Seismic Data Processor
Before the computers got smarter than everybody, corrections to raw seismic data such as migration had to be done by hand. This was extremely labor intensive and required armies of people to do the job. They’re all gone now. The whole process of interpreting seismic data is so automated that nobody knows what’s being done to the data and it’s impossible to double-check. Remember how 3-D seismic was supposed to make everything else obsolete? It didn’t.
Log Analyst
Yes, a few log analysts are still around, but when was the last time you actually saw one or talked to one? I was a member of the Society of Professional Well Log Analysts but these days it’s Society of Petrophysicists and Well Log Analysts. So what was the point of that?
Middle Management
People in middle management have never actually done anything useful since time immemorial. Their function was to kiss the asses of senior management and put themselves in the running for promotion. Oil companies are finally catching on to that fact and have started cutting entire layers of middle management. To quote Dèng Xiǎopíng Dòngbīn, CEO of Bendovus, “Those bums were sucking up money that could have gone into my bonus.”
Draftsman
In the early days of the oil business it was the job of draftsmen to take the crude crayon maps drawn by geologists and create something legible and presentable.
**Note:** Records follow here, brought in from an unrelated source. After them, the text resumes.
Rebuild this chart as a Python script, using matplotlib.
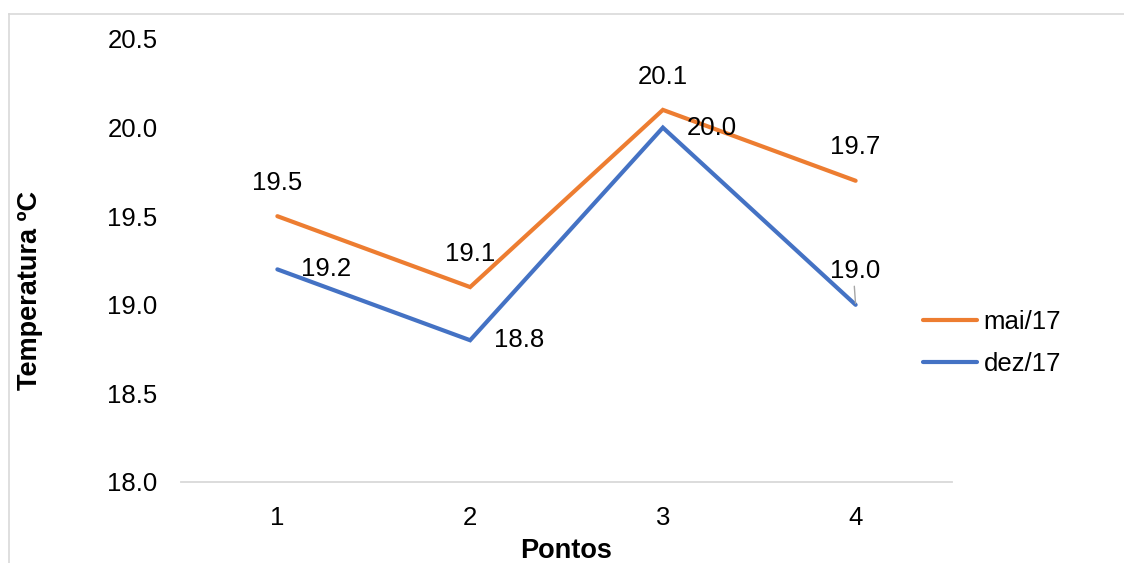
import matplotlib
matplotlib.use("Agg")
import matplotlib.pyplot as plt
from matplotlib.lines import Line2D

plt.rcParams['font.family'] = ['Liberation Sans', 'DejaVu Sans']

# Data
pontos = [1, 2, 3, 4]
mai17 = [19.5, 19.1, 20.1, 19.7]
dez17 = [19.2, 18.8, 20.0, 19.0]
series_names = ["mai/17", "dez/17"]
yticks = [18.0, 18.5, 19.0, 19.5, 20.0, 20.5]

ORANGE = "#ED7D31"
BLUE = "#4472C4"
GRID = "#D9D9D9"
FS = 18.5
FS_TITLE = 19.5

W, H = 1124, 563
fig = plt.figure(figsize=(W / 100, H / 100), dpi=100)
fig.patch.set_facecolor("white")

# Chart-area border (top and left edges visible)
fig.add_artist(Line2D([8.5 / W, 1.0], [1 - 13.5 / H, 1 - 13.5 / H],
                      transform=fig.transFigure, color=GRID, lw=1.2))
fig.add_artist(Line2D([8.5 / W, 8.5 / W], [0.0, 1 - 13.5 / H],
                      transform=fig.transFigure, color=GRID, lw=1.2))

left, right = 181 / W, 952 / W
bottom, top = 1 - 482 / H, 1 - 39 / H
ax = fig.add_axes([left, bottom, right - left, top - bottom])

l1, = ax.plot(pontos, mai17, color=ORANGE, lw=3.0, solid_joinstyle="miter",
              solid_capstyle="round", label=series_names[0])
l2, = ax.plot(pontos, dez17, color=BLUE, lw=3.0, solid_joinstyle="miter",
              solid_capstyle="round", label=series_names[1])

ax.set_xlim(0.5, 4.5)
ax.set_ylim(18.0, 20.5)
ax.set_xticks(pontos)
ax.set_xticklabels([str(p) for p in pontos])
ax.set_yticks(yticks)
ax.set_yticklabels([f"{v:.1f}" for v in yticks])
ax.tick_params(axis="both", length=0, labelsize=FS, colors="black")
ax.tick_params(axis="y", pad=17)
ax.tick_params(axis="x", pad=17)
for s in ["top", "right", "left"]:
    ax.spines[s].set_visible(False)
ax.spines["bottom"].set_color(GRID)
ax.spines["bottom"].set_linewidth(1.3)

# Data labels: mai/17 above each point
for x, y in zip(pontos, mai17):
    ax.annotate(f"{y:.1f}", (x, y), xytext=(0, 24), textcoords="offset points",
                ha="center", va="center", fontsize=FS)

# Data labels: dez/17 to the right, last one above with a leader line
for i, (x, y) in enumerate(zip(pontos, dez17)):
    if i == 3:
        ax.annotate(f"{y:.1f}", (x, y), xytext=(0, 24), textcoords="offset points",
                    ha="center", va="center", fontsize=FS,
                    arrowprops=dict(arrowstyle="-", color="#A6A6A6", lw=1.0,
                                    shrinkA=0, shrinkB=1, relpos=(0.47, 0.0)))
    else:
        ax.annotate(f"{y:.1f}", (x, y), xytext=(17, 0), textcoords="offset points",
                    ha="left", va="center", fontsize=FS)

ax.set_ylabel("Temperatura ºC", fontsize=FS_TITLE, fontweight="bold")
ax.yaxis.set_label_coords((43 - 181) / (952 - 181), (482 - 290) / (482 - 39))
ax.set_xlabel("Pontos", fontsize=FS_TITLE, fontweight="bold")
ax.xaxis.set_label_coords((566 - 181) / (952 - 181), (482 - 538) / (482 - 39))

fig.legend(handles=[l1, l2], loc="center left",
           bbox_to_anchor=(923 / W, 1 - 343 / H),
           frameon=False, fontsize=FS, handlelength=2.1, handletextpad=0.25,
           labelspacing=0.68, borderpad=0, borderaxespad=0)

fig.savefig("out.png", dpi=100, facecolor="white")
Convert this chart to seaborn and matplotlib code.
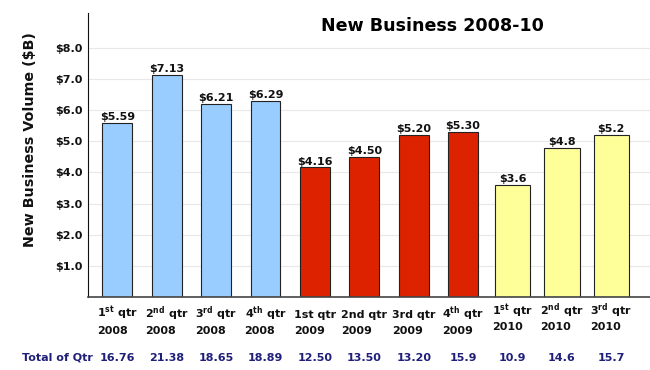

Now, computer aided design (CAD) programs and large scale printers have mostly supplanted skilled draftsmen. Some have made the transition to CAD but many others haven’t. In the UK the term is draughtsman.
Typist
Before the advent of word processers and personal computers, companies employed squads of people (almost exclusively women) to produce typewritten documents from handwritten source material. Also, the art of stenography is dying out. This is using shorthand to record dictation or take notes at a meeting. Gregg Shorthand is no longer taught in public schools. You may run across references to the “typing pool” or the “steno pool,” the common terms for the groups of typists and stenographers. A secondary but important function of the pools was to provide sexual harassment victims.